A misjudged passing manoeuvre, a bit of over-aggressiveness, or a genuine bit of nefariousness is going to result in some bits of broken bodywork, a decent result thrown away and a fair bit of post-race controversy.

And when it does happen, you can guarantee that there will be a long line of people standing up to shoot down the team bosses for allowing things to get out of control.

But the critics should all think twice before doing so.

Mercedes has been pretty bold in allowing its drivers such freedom to fight it out.

It would have been all too easy for the team to state that early-season reliability fears, plus the looming threat of Red Bull, would mean it had to maximise its opportunities early on.

It's inevitable that team-mates will sometimes clash © LAT

It would have been well within its rights to have told its drivers that they race until the first corner or the first pitstop, and then they have to hold position.

It would equally have been fully understandable if in Bahrain - judging by the intensity of the wheel-to-wheel battles between its two drivers at the front of the field - it called time on their duel well before the end. But it didn't.

Mercedes chiefs Toto Wolff and Paddy Lowe made it clear to the world that both their men were and are free to race to the chequered flag. Both drivers are being given exactly the same opportunity; and both are trusted to not step over the line and do something silly.

Lowe said after the race that it would have been "terrible" for F1 if Mercedes had gone down the team orders route so preferred by many of its opposition in the past; and he is right.

For while we are braced for a season of single-car domination, what Mercedes has done by letting its drivers get on with it is help deliver the prospect of a thrillingly intense intra-team head-to-head fight.

Have we seen one as finely poised as this since the great Alain Prost/Ayrton Senna rivalry at McLaren?

Ferrari had no qualms about strict team orders in the early 2000s © LAT

It has become all too common to see a team in the kind of dominant position that Mercedes is in to lock down any advantage it's got - and swiftly call off racing to help with the longer-term ambitions.

Think about Multi 21. Think about Turkey 2010. Think about Hockenheim 2010. Think about Austria 2002. The battle lines of a number one and number two were clearly laid out on each occasion.

Team orders may well be fully justified at times, and an essential part of motor racing, but equally they are not what any fan wants to see. We all want to watch a race.

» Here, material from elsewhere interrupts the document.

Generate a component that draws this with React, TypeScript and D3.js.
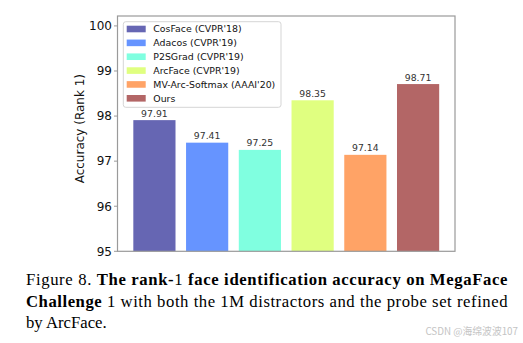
import React from "react";
import * as d3 from "d3";

const methods = [
  "CosFace (CVPR'18)",
  "Adacos (CVPR'19)",
  "P2SGrad (CVPR'19)",
  "ArcFace (CVPR'19)",
  "MV-Arc-Softmax (AAAI'20)",
  "Ours",
];
const accuracy = [97.91, 97.41, 97.25, 98.35, 97.14, 98.71];
const colors = ["#6666b3", "#6694ff", "#80ffe0", "#e0ff80", "#ffa366", "#b36666"];
const yTicks = [95, 96, 97, 98, 99, 100];
const watermark = "CSDN @海绵波波107";

const W = 523;
const H = 343;
const plot = { left: 117.5, right: 455, top: 16, bottom: 251.3 };

export default function App() {
  const x = d3.scaleLinear().domain([-0.7, 5.7]).range([plot.left, plot.right]);
  const y = d3.scaleLinear().domain([95, 100.22]).range([plot.bottom, plot.top]);
  const bw = x(0.4) - x(-0.4);
  const sans = "DejaVu Sans, sans-serif";
  const serif = "Liberation Serif, Times New Roman, serif";

  return (
    <svg
      width={W}
      height={H}
      style={{ position: "absolute", left: 0, top: 0, background: "#fff" }}
    >
      {accuracy.map((v, i) => (
        <g key={i}>
          <rect
            x={x(i) - bw / 2}
            y={y(v)}
            width={bw}
            height={y(95) - y(v)}
            fill={colors[i]}
          />
          <text
            x={x(i)}
            y={y(v) - 3.5}
            textAnchor="middle"
            fontFamily={sans}
            fontSize={9.3}
            fill="#333"
          >
            {v.toFixed(2)}
          </text>
        </g>
      ))}
      <rect
        x={plot.left}
        y={plot.top}
        width={plot.right - plot.left}
        height={plot.bottom - plot.top}
        fill="none"
        stroke="#9a9a9a"
        strokeWidth={1.2}
      />
      {yTicks.map((t) => (
        <g key={t}>
          <line
            x1={plot.left - 3.5}
            x2={plot.left}
            y1={y(t)}
            y2={y(t)}
            stroke="#9a9a9a"
            strokeWidth={1}
          />
          <text
            x={plot.left - 5.5}
            y={y(t)}
            dy="0.36em"
            textAnchor="end"
            fontFamily={sans}
            fontSize={12}
            fill="#111"
          >
            {t}
          </text>
        </g>
      ))}
      <text
        transform={`translate(83.5,${(plot.top + plot.bottom) / 2 - 5}) rotate(-90)`}
        textAnchor="middle"
        fontFamily={sans}
        fontSize={12}
        fill="#111"
      >
        Accuracy (Rank 1)
      </text>
      <g>
        <rect
          x={123.3}
          y={21.7}
          width={157.7}
          height={85.6}
          rx={2.5}
          fill="#fff"
          fillOpacity={0.85}
          stroke="#d5d5d5"
          strokeWidth={1}
        />
        {methods.map((m, i) => {
          const cy = 29 + i * 13.86;
          return (
            <g key={m}>
              <rect x={126.7} y={cy - 3.3} width={19} height={6.6} fill={colors[i]} />
              <text
                x={153.3}
                y={cy}
                dy="0.36em"
                fontFamily={sans}
                fontSize={9.4}
                fill="#111"
              >
                {m}
              </text>
            </g>
          );
        })}
      </g>
      <g fontFamily={serif} fontSize={16.7} fill="#000">
        <text x={26} y={285} textLength={481.5} lengthAdjust="spacing">
          <tspan>Figure 8. </tspan>
          <tspan fontWeight="bold">The rank-</tspan>
          <tspan>1</tspan>
          <tspan fontWeight="bold"> face identification accuracy on MegaFace</tspan>
        </text>
        <text x={26} y={306.7} textLength={481.5} lengthAdjust="spacing">
          <tspan fontWeight="bold">Challenge </tspan>
          <tspan>1 with both the 1M distractors and the probe set refined</tspan>
        </text>
        <text x={26} y={327.7}>
          by ArcFace.
        </text>
      </g>
      <text
        x={518}
        y={335}
        textAnchor="end"
        fontFamily="Noto Sans CJK SC, sans-serif"
        fontSize={9.8}
        fill="#c4c4c4"
      >
        {watermark}
      </text>
    </svg>
  );
}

All our back-slapping of Mercedes for helping make its domination a mouth-watering prospect will mean nothing if we then start accusing it of mismanagement when the danger of its approach rears its ugly head.

It's putting big trust in its two men to do the right thing; race at the limit and not an inch over it. And there will be a time when that faith backfires. And when it does, we all have to accept that we can't have our cake and eat it.

It would be hypocritical to revel in the wonderful head-to-head battles that racing freedom between Hamilton and Rosberg will give us, and then get upset on the day the team did not intervene just before it all went wrong.

There will be hiccups along the way, but I'd always rather see the best man win it the hard way on the track than through the safety of a team radio call.